Section 42 of the current Act refers to the ‘formulation and implementation of internal rules’. The Amendment Bill will look to replace this with the amended section 42 ‘Risk Management and Compliance Framework’. The substituted section 42 will require an accountable institution (AI) to develop, document, maintain and implement a programme for anti-money laundering and counter-terrorist financing risk management and compliance. The programme must enable the accountable institution to identify, assess, monitor, mitigate and manage its risks of being involved in or facilitating money laundering or financing of terrorist activities.
Elements of the Programme
The programme in its entirety will have to set out the processes the institution will use or put in place in order to ensure that the institution and all persons within the institution know which processes and procedures to follow in order to identify, and ultimately prevent, money laundering and terrorist activities. It is therefore important that the AI’s programme is customised in a way that suits its business requirements and processes, taking into consideration the type of clients that the business deals with and the products and services offered. The programme which is implemented must therefore be understood and practically applied by all persons within the institution.
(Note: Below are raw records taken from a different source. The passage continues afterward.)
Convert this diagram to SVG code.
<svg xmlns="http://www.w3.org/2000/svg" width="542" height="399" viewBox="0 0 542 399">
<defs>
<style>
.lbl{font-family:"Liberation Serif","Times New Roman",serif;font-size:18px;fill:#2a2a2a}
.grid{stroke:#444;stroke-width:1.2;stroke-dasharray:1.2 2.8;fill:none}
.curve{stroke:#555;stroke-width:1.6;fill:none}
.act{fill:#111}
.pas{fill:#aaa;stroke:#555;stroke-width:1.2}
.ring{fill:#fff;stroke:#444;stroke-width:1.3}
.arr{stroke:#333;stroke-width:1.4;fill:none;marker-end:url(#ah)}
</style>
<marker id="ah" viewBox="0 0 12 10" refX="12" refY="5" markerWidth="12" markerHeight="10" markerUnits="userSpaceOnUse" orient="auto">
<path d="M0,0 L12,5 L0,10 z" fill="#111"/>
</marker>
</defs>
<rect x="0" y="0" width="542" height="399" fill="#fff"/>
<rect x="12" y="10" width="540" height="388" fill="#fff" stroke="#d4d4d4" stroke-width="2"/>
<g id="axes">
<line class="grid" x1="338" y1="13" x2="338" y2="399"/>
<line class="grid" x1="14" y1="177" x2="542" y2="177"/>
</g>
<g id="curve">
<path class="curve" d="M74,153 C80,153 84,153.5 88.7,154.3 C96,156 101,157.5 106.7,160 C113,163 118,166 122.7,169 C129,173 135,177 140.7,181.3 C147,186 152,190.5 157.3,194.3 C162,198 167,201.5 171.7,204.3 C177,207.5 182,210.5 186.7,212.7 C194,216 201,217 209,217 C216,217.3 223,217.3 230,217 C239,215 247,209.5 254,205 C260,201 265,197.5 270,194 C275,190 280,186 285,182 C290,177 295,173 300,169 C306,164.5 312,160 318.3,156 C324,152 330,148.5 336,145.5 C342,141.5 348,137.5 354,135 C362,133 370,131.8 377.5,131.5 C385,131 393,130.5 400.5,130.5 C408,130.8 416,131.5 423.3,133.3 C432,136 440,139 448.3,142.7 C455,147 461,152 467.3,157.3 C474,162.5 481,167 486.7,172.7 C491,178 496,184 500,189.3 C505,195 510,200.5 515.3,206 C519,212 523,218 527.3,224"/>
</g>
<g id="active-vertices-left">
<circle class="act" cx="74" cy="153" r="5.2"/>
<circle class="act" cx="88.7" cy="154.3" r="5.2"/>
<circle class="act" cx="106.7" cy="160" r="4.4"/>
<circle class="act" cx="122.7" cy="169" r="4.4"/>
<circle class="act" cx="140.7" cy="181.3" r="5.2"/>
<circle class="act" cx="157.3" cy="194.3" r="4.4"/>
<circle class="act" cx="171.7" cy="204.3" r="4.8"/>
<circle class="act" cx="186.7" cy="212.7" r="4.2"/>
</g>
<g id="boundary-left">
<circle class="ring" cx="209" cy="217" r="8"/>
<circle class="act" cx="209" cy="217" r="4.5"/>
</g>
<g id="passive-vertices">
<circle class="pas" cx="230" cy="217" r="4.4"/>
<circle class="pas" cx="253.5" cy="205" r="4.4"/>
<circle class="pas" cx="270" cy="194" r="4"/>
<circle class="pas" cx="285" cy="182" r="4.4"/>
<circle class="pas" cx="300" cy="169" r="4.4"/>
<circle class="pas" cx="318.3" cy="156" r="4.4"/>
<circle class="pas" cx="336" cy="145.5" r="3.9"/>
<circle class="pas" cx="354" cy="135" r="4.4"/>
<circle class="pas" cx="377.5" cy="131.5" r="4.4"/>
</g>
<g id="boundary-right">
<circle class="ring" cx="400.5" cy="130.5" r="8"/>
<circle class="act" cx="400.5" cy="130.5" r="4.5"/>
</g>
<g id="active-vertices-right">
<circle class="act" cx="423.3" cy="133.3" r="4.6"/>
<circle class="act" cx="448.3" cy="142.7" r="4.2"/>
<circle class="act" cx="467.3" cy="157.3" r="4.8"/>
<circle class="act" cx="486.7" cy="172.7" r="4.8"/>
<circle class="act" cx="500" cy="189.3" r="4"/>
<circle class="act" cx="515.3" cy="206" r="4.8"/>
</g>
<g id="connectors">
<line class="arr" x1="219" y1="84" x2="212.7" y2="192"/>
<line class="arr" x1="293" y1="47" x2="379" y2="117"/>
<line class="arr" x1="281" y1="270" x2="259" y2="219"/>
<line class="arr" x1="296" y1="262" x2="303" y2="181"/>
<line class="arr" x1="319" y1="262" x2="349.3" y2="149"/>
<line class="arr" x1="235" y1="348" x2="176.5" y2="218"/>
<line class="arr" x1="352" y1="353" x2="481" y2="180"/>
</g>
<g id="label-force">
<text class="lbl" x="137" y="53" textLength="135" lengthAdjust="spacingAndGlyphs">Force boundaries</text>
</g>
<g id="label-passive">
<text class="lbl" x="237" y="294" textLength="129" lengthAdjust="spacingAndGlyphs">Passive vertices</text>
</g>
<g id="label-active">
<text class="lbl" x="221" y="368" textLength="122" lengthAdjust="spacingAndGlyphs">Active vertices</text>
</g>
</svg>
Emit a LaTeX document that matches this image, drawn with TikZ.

Here are a few of the elements which will have to be included in the programme to demonstrate how the AI intends fighting financial crime on a continuous basis:
- The programme must provide the manner in which the AI will determine if a person is a prospective client or a client who has established a business relationship or entered into a single transaction.
- The identification, verification and all other customer due diligence processes to be followed. A risk-based approach should be applied to these processes so that more stringent processes are followed for those clients, products or services which are higher risk. The programme must also set out the manner in which the AI will conduct ongoing due diligence (This was previously set out in Part II:CDD). The AI will also have to set out its additional due diligence measures in respect of legal persons, trusts, partnerships and prominent influential persons.
- Also very important is that the AI sets out the manner in which it will examine and approach complex, unusually large transactions and unusual patterns of transactions which do not have an apparent business or lawful purpose. An AI will therefore have to indicate how it will practically do so within the specific business and how staff will identify and handle these type of transactions.
- The manner in which AIs will terminate an existing business relationship where it is unable to conduct ongoing due diligence.
- The manner in which the AI will determine whether a prospective client is a ‘foreign prominent public official’ or a ‘domestic prominent influential person’.
- The AI must also set out the steps it will take to ensure that the Programme is implemented in all branches, subsidiaries or operations of the AI in foreign countries. The AI must ensure that the documented Programme is available to all staff who are involved in any form of transaction or activity to which the Act will apply. Developing and documenting the Risk Management and Compliance Programme is, in itself, not enough. The test for ‘implementation’ is whether the processes which have been documented are actually being followed in each area of the business.
In the recent FIC roadshow, it was highlighted that a common area of non-compliance lies in AIs having a documented set of internal rules which are not customised according to the people and processes of the business. As mentioned, it is critical that the procedures set out in the internal rules are practically applied by all staff. Failure to do this has been the reason for some AIs being issued with administrative fines during 2016.
The FIC expects that the internal rules are aligned with the specific business and it may therefore not be a document with a general approach or a template which has not been adjusted for the specific business. Similarly, once the Amendment Bill is enacted, the Compliance and Risk Management Programme will need to be unique to the business, its clients, products and services.